As the name would imply, the balloon mortgage is considered large and expensive. It is the least common type of loan granted to home buyers in the state of Florida. In some cases, it may be the best choice for special conditions. For example, if a buyer is expecting a large guaranteed amount of money in three years, but wants an inexpensive mortgage rate until then, this may be the perfect option.

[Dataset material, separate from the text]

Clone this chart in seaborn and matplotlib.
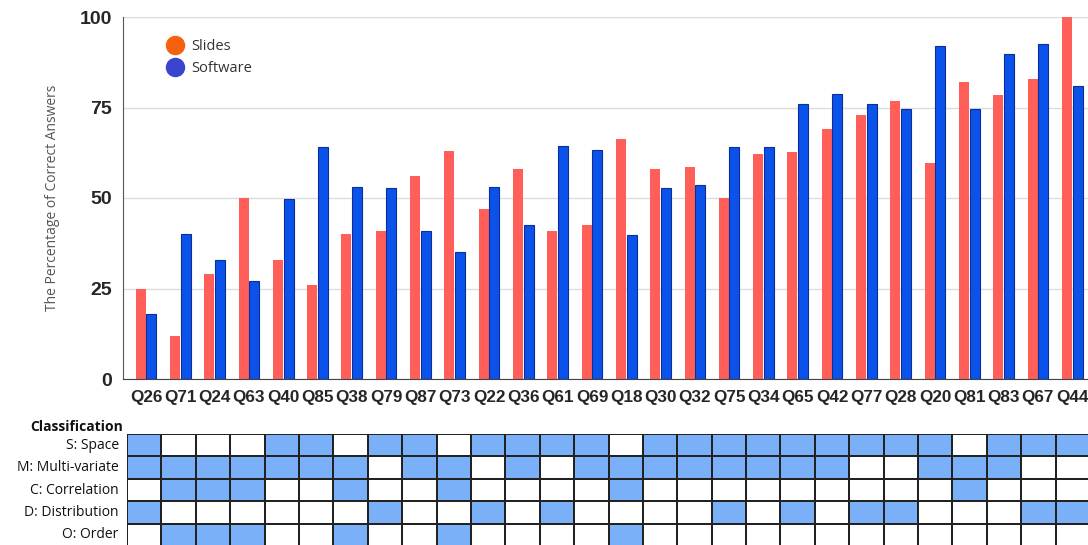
import numpy as np
import pandas as pd
import matplotlib.pyplot as plt
from matplotlib.colors import ListedColormap
from matplotlib.lines import Line2D
import seaborn as sns

questions = ['Q26', 'Q71', 'Q24', 'Q63', 'Q40', 'Q85', 'Q38', 'Q79', 'Q87', 'Q73',
             'Q22', 'Q36', 'Q61', 'Q69', 'Q18', 'Q30', 'Q32', 'Q75', 'Q34', 'Q65',
             'Q42', 'Q77', 'Q28', 'Q20', 'Q81', 'Q83', 'Q67', 'Q44']
slides = [25, 12, 29, 50, 33, 26, 40, 41, 56, 63,
          47, 58, 41, 42.6, 66.4, 58, 58.6, 50, 62.2, 62.7,
          69, 73, 76.7, 59.7, 82, 78.4, 82.8, 100]
software = [18, 40, 33, 27, 49.6, 64, 53, 52.7, 41, 35,
            53, 42.6, 64.4, 63.3, 39.7, 52.7, 53.7, 64, 64, 76,
            78.6, 76, 74.7, 92, 74.7, 89.8, 92.5, 81]

class_labels = ['S: Space', 'M: Multi-variate', 'C: Correlation', 'D: Distribution', 'O: Order']
space        = [1, 0, 0, 0, 1, 1, 0, 1, 1, 0, 1, 1, 1, 1, 0, 1, 1, 1, 1, 1, 1, 1, 1, 1, 0, 1, 1, 1]
multivariate = [1, 1, 1, 1, 1, 1, 1, 0, 1, 1, 0, 1, 0, 1, 1, 1, 1, 1, 1, 1, 1, 0, 0, 1, 1, 1, 0, 0]
correlation  = [0, 1, 1, 1, 0, 0, 1, 0, 0, 1, 0, 0, 0, 0, 1, 0, 0, 0, 0, 0, 0, 0, 0, 0, 1, 0, 0, 0]
distribution = [1, 0, 0, 0, 0, 0, 0, 1, 0, 0, 1, 0, 1, 0, 0, 0, 0, 1, 0, 1, 0, 1, 1, 0, 0, 0, 1, 1]
order        = [0, 1, 1, 1, 0, 0, 1, 0, 0, 1, 0, 0, 0, 0, 1, 0, 0, 0, 0, 0, 0, 0, 0, 0, 0, 0, 0, 0]

df = pd.DataFrame({'question': questions * 2,
                   'value': slides + software,
                   'group': ['Slides'] * len(questions) + ['Software'] * len(questions)})
table = pd.DataFrame([space, multivariate, correlation, distribution, order],
                     index=class_labels, columns=questions)

sns.set_style('white')
plt.rcParams['font.family'] = ['Open Sans', 'DejaVu Sans']
narrow = ['Liberation Sans', 'DejaVu Sans']

slide_col = '#ff5f58'
soft_col = '#0a52ea'

fig = plt.figure(figsize=(10.88, 5.45), dpi=100)
W, H = 1088, 545
ax = fig.add_axes([123 / W, 166 / H, 965 / W, 362 / H])

sns.barplot(data=df, x='question', y='value', hue='group', order=questions,
            palette={'Slides': slide_col, 'Software': soft_col}, saturation=1,
            width=0.62, gap=0.06, ax=ax, legend=False)
for bar in ax.containers[1]:
    bar.set_edgecolor('#0b2f9a')
    bar.set_linewidth(0.8)
for bar in ax.containers[0]:
    bar.set_linewidth(0)

ax.set_xlim(-0.67, 27.46)
ax.set_ylim(0, 100)
ax.set_yticks([0, 25, 50, 75, 100])
ax.yaxis.grid(True, color='#dcdcdc', linewidth=1)
ax.set_axisbelow(True)
for s in ['top', 'right']:
    ax.spines[s].set_visible(False)
ax.spines['left'].set_color('#555555')
ax.spines['bottom'].set_color('#444444')
ax.tick_params(axis='both', length=0, pad=8)
for lab in ax.get_yticklabels():
    lab.set_fontfamily(narrow)
    lab.set_fontweight('bold')
    lab.set_fontsize(14)
for lab in ax.get_xticklabels():
    lab.set_fontfamily(narrow)
    lab.set_fontweight('bold')
    lab.set_fontsize(12.3)
ax.set_xlabel('')
ax.set_ylabel('The Percentage of Correct Answers', color='#555555', fontsize=10, labelpad=14)

handles = [Line2D([], [], marker='o', linestyle='', markersize=13, color='#f5620f'),
           Line2D([], [], marker='o', linestyle='', markersize=13, color='#3b44cf')]
ax.legend(handles, ['Slides', 'Software'], loc='upper left', bbox_to_anchor=(0.025, 0.975),
          frameon=False, fontsize=10.5, handletextpad=0.1, labelspacing=0.45,
          labelcolor='#333333')

tax = fig.add_axes([127 / W, -1 / H, 963 / W, 112 / H])
sns.heatmap(table, cmap=ListedColormap(['white', '#7ab0f8']), vmin=0, vmax=1,
            cbar=False, linewidths=1.2, linecolor='#222222', ax=tax)
tax.set_xticks([])
tax.set_xlabel('')
tax.tick_params(axis='y', length=0, pad=6)
tax.set_yticklabels(class_labels, rotation=0, fontsize=10, color='#111111')
fig.text(123 / W, 1 - 427 / H, 'Classification', ha='right', va='center',
         fontsize=10, fontweight='bold', color='#111111')

fig.savefig('out.png', dpi=100)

Following are the main features of this type of loan:

  • The loan does not fully amortize, which results in a large balance due at the end of the loan’s life.
  • Always the largest payment, the last, or “balloon,” payment is sometimes too high for most buyers to afford.
  • Most common in commercial real estate transactions, but rarely in residential real estate.
  • The loan will have either a fixed or floating rate interest, depending on the terms.
  • Usually arranged for a 7-year loan or less.
  • Monthly payments are usually calculated using a 30-year fixed rate for amortization.
  • As required by the Truth In Lending Act, balloon payment amounts must be stated in the loan contract.
  • Some balloon mortgages feature a “two-step” plan for buyers who cannot pay the final payment. This will include either a fully amortized payment arrangement or paid off in two payments.

VA Mortgage

Veterans enjoy one of the most optimal long-term loan options available. VA loans are easier for a veteran to obtain than a traditional loan in most cases. These loans have special terms and generous allowances. The following features are what define VA loans:

  • Loans are offered to American veterans or their surviving spouses if the spouse is not remarried.
  • This type of loan is especially beneficial for veterans who cannot obtain other financing without a large down-payment.
  • Mostly small towns and developing cities are highly approved by the VA.
  • Veterans are granted 102.15% financing without a private mortgage insurance agreement – or they may have a 20% financing allowance for a second mortgage.
  • There is a fee between 0% and 3.15% that must be paid to the VA; this can be financed also.
  • Veterans can borrow the full value of the home and additional money to cover closing costs, assuming it doesn’t exceed the 102.15% maximum.
  • Up to $6,000 may be borrowed for energy-efficient improvements to a home.
  • No monthly PMI means more allowance for loan amounts.
  • With no down payment made, the maximum amount in some approved areas is $417,000. In some high-cost places, this amount may increase to $1,094,625.

Florida Foreclosure Laws

Florida is a non-recourse state, meaning the buyer is more protected than the seller in a transaction. This means that the buyer is not personally liable for more than the home’s value. Lenders may foreclose on the property, but they are not allowed to go after the buyer personally if the amount received is insufficient. Buyers are only liable to pay the difference of the insufficiency against fair market value, not the value presented by the lender. Currently the judicial system of foreclosure states that after a motion has been filed by the lender and the buyer has been notified, the buyer has right of redemption only if the amount can be paid in full. The entire process may take more than a year. This is expected to change in the near future to a judicial system, in which the process would take three months.